:: Work to be completed ::
Word for word, quote all of the material, omitting the pictures.
** BEGIN Data records **
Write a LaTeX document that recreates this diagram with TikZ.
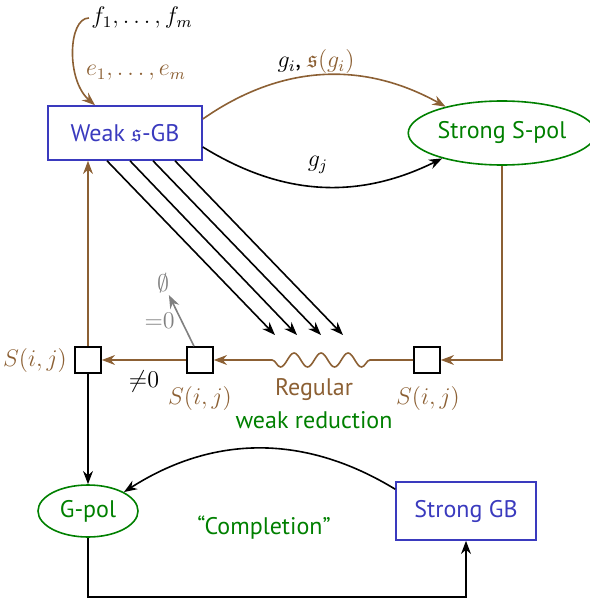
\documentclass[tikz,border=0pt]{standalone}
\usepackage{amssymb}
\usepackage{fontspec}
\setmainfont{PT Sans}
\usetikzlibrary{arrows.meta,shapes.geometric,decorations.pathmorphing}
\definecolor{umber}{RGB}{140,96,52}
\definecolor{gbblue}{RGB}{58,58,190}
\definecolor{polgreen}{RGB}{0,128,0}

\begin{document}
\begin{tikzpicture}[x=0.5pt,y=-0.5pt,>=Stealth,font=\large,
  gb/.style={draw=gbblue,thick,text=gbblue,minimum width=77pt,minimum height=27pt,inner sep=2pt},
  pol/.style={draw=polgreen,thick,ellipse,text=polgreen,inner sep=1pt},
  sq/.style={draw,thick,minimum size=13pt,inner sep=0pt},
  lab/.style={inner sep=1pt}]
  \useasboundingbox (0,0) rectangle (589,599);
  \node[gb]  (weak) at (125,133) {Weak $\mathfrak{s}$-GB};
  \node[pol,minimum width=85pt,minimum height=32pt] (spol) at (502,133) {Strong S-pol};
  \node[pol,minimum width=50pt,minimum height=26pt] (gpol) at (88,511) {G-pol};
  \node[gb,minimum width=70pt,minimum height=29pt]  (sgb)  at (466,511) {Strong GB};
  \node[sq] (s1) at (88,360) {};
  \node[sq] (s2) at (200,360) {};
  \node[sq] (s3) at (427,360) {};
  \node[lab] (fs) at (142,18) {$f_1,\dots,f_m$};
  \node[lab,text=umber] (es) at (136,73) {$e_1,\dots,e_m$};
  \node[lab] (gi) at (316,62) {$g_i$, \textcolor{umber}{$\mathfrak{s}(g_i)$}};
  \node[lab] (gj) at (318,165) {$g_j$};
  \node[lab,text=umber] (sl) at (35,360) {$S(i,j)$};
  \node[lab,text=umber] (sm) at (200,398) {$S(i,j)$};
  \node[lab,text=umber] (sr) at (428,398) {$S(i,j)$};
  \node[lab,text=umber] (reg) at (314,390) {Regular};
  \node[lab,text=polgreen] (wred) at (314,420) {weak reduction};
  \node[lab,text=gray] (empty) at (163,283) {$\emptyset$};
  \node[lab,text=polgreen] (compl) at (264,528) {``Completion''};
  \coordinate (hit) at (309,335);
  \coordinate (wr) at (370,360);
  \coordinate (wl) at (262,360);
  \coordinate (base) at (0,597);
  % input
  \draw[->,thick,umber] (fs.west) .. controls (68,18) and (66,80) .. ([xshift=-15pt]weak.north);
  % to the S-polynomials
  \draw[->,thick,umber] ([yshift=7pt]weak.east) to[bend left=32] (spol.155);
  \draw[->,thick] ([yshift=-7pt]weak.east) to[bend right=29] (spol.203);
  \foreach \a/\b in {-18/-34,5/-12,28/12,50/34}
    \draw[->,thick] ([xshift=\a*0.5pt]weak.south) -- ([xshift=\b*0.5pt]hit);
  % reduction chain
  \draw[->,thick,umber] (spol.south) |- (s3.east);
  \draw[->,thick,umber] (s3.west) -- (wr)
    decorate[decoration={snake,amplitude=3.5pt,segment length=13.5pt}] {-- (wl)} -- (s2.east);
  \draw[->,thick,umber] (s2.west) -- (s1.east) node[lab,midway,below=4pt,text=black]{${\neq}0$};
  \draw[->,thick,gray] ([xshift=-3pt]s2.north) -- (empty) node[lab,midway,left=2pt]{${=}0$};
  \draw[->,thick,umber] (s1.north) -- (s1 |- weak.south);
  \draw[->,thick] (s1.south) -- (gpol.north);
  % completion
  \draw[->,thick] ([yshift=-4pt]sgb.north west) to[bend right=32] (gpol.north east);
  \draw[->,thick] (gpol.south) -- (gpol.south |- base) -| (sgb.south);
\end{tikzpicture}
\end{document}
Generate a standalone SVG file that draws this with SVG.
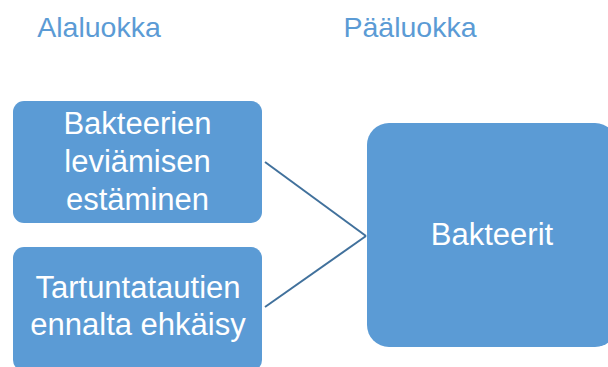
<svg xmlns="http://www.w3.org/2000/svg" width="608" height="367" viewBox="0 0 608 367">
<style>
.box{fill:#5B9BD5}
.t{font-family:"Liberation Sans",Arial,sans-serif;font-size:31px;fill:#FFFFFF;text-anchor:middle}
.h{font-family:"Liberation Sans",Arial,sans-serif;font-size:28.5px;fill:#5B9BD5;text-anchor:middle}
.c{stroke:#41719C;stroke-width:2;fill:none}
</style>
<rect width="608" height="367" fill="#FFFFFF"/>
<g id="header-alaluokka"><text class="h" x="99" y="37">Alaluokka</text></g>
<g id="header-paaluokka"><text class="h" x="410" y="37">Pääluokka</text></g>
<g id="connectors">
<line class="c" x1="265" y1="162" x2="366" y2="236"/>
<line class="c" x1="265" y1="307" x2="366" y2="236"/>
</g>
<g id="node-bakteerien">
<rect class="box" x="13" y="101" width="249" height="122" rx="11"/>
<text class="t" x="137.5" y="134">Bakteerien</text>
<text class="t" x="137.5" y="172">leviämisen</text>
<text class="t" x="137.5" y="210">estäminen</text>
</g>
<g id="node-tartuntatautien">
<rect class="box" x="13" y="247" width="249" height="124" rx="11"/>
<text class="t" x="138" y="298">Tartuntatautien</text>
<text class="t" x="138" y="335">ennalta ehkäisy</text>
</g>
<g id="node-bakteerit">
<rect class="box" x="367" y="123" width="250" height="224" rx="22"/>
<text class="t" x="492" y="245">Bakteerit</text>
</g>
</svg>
** END Data records **
:: Complete answer ::
Write a LaTeX document that recreates this diagram with TikZ.
\documentclass[tikz,border=0pt]{standalone}
\usepackage{amssymb}
\usepackage{fontspec}
\setmainfont{PT Sans}
\usetikzlibrary{arrows.meta,shapes.geometric,decorations.pathmorphing}
\definecolor{umber}{RGB}{140,96,52}
\definecolor{gbblue}{RGB}{58,58,190}
\definecolor{polgreen}{RGB}{0,128,0}

\begin{document}
\begin{tikzpicture}[x=0.5pt,y=-0.5pt,>=Stealth,font=\large,
  gb/.style={draw=gbblue,thick,text=gbblue,minimum width=77pt,minimum height=27pt,inner sep=2pt},
  pol/.style={draw=polgreen,thick,ellipse,text=polgreen,inner sep=1pt},
  sq/.style={draw,thick,minimum size=13pt,inner sep=0pt},
  lab/.style={inner sep=1pt}]
  \useasboundingbox (0,0) rectangle (589,599);
  \node[gb]  (weak) at (125,133) {Weak $\mathfrak{s}$-GB};
  \node[pol,minimum width=85pt,minimum height=32pt] (spol) at (502,133) {Strong S-pol};
  \node[pol,minimum width=50pt,minimum height=26pt] (gpol) at (88,511) {G-pol};
  \node[gb,minimum width=70pt,minimum height=29pt]  (sgb)  at (466,511) {Strong GB};
  \node[sq] (s1) at (88,360) {};
  \node[sq] (s2) at (200,360) {};
  \node[sq] (s3) at (427,360) {};
  \node[lab] (fs) at (142,18) {$f_1,\dots,f_m$};
  \node[lab,text=umber] (es) at (136,73) {$e_1,\dots,e_m$};
  \node[lab] (gi) at (316,62) {$g_i$, \textcolor{umber}{$\mathfrak{s}(g_i)$}};
  \node[lab] (gj) at (318,165) {$g_j$};
  \node[lab,text=umber] (sl) at (35,360) {$S(i,j)$};
  \node[lab,text=umber] (sm) at (200,398) {$S(i,j)$};
  \node[lab,text=umber] (sr) at (428,398) {$S(i,j)$};
  \node[lab,text=umber] (reg) at (314,390) {Regular};
  \node[lab,text=polgreen] (wred) at (314,420) {weak reduction};
  \node[lab,text=gray] (empty) at (163,283) {$\emptyset$};
  \node[lab,text=polgreen] (compl) at (264,528) {``Completion''};
  \coordinate (hit) at (309,335);
  \coordinate (wr) at (370,360);
  \coordinate (wl) at (262,360);
  \coordinate (base) at (0,597);
  % input
  \draw[->,thick,umber] (fs.west) .. controls (68,18) and (66,80) .. ([xshift=-15pt]weak.north);
  % to the S-polynomials
  \draw[->,thick,umber] ([yshift=7pt]weak.east) to[bend left=32] (spol.155);
  \draw[->,thick] ([yshift=-7pt]weak.east) to[bend right=29] (spol.203);
  \foreach \a/\b in {-18/-34,5/-12,28/12,50/34}
    \draw[->,thick] ([xshift=\a*0.5pt]weak.south) -- ([xshift=\b*0.5pt]hit);
  % reduction chain
  \draw[->,thick,umber] (spol.south) |- (s3.east);
  \draw[->,thick,umber] (s3.west) -- (wr)
    decorate[decoration={snake,amplitude=3.5pt,segment length=13.5pt}] {-- (wl)} -- (s2.east);
  \draw[->,thick,umber] (s2.west) -- (s1.east) node[lab,midway,below=4pt,text=black]{${\neq}0$};
  \draw[->,thick,gray] ([xshift=-3pt]s2.north) -- (empty) node[lab,midway,left=2pt]{${=}0$};
  \draw[->,thick,umber] (s1.north) -- (s1 |- weak.south);
  \draw[->,thick] (s1.south) -- (gpol.north);
  % completion
  \draw[->,thick] ([yshift=-4pt]sgb.north west) to[bend right=32] (gpol.north east);
  \draw[->,thick] (gpol.south) -- (gpol.south |- base) -| (sgb.south);
\end{tikzpicture}
\end{document}
Generate a standalone SVG file that draws this with SVG.
<svg xmlns="http://www.w3.org/2000/svg" width="608" height="367" viewBox="0 0 608 367">
<style>
.box{fill:#5B9BD5}
.t{font-family:"Liberation Sans",Arial,sans-serif;font-size:31px;fill:#FFFFFF;text-anchor:middle}
.h{font-family:"Liberation Sans",Arial,sans-serif;font-size:28.5px;fill:#5B9BD5;text-anchor:middle}
.c{stroke:#41719C;stroke-width:2;fill:none}
</style>
<rect width="608" height="367" fill="#FFFFFF"/>
<g id="header-alaluokka"><text class="h" x="99" y="37">Alaluokka</text></g>
<g id="header-paaluokka"><text class="h" x="410" y="37">Pääluokka</text></g>
<g id="connectors">
<line class="c" x1="265" y1="162" x2="366" y2="236"/>
<line class="c" x1="265" y1="307" x2="366" y2="236"/>
</g>
<g id="node-bakteerien">
<rect class="box" x="13" y="101" width="249" height="122" rx="11"/>
<text class="t" x="137.5" y="134">Bakteerien</text>
<text class="t" x="137.5" y="172">leviämisen</text>
<text class="t" x="137.5" y="210">estäminen</text>
</g>
<g id="node-tartuntatautien">
<rect class="box" x="13" y="247" width="249" height="124" rx="11"/>
<text class="t" x="138" y="298">Tartuntatautien</text>
<text class="t" x="138" y="335">ennalta ehkäisy</text>
</g>
<g id="node-bakteerit">
<rect class="box" x="367" y="123" width="250" height="224" rx="22"/>
<text class="t" x="492" y="245">Bakteerit</text>
</g>
</svg>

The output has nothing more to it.